Reduce dimension or reduce weights? Comparing two approaches to multi-arm studies in network meta-analysis

Network meta-analysis is a statistical method combining information from randomised trials that compare two or more treatments for a given medical condition. Consistent treatment effects are estimated for all possible treatment comparisons. For estimation, weighted least squares regression that in a natural way generalises standard pairwise meta-analysis can be used. Typically, as part of the network, multi-arm studies are found. In a multi-arm study, observed pairwise comparisons are correlated, which must be accounted for. To this aim, two methods have been proposed, a standard regression approach and a new approach coming from graph theory and based on contrast-based data (Rücker 2012). In the standard approach, the dimension of the design matrix is appropriately reduced until it is invertible ('reduce dimension'). In the alternative approach, the weights of comparisons coming from multi-arm studies are appropriately reduced ('reduce weights').

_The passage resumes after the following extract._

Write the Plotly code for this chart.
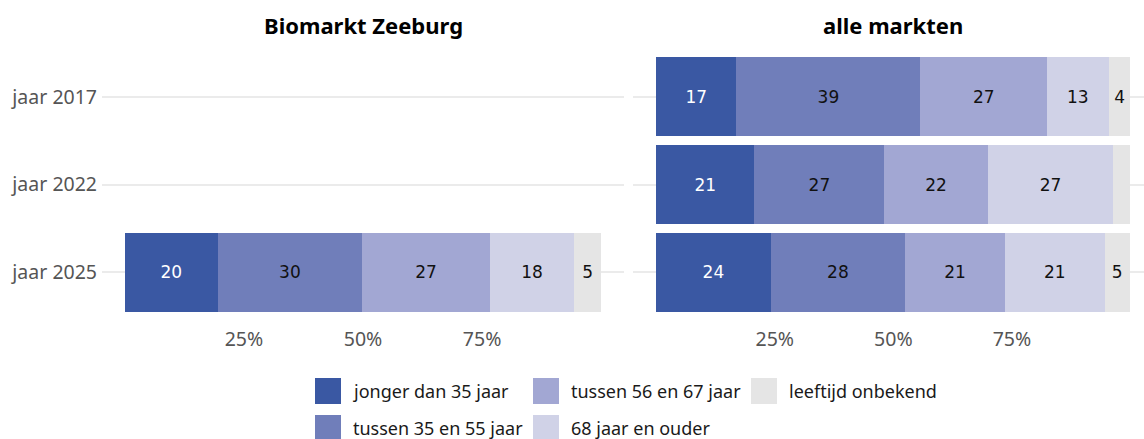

As it was unclear, to date, how these approaches are related to each other, we give a mathematical proof that both approaches lead to identical estimates. The 'reduce weights' approach can be interpreted as the construction of a network of independent two-arm studies, which is basically equivalent to the given network with multi-arm studies. Thus, a simple random-effects model is obtained, with one additional parameter for a common heterogeneity variance. This is applied to a systematic review in depression.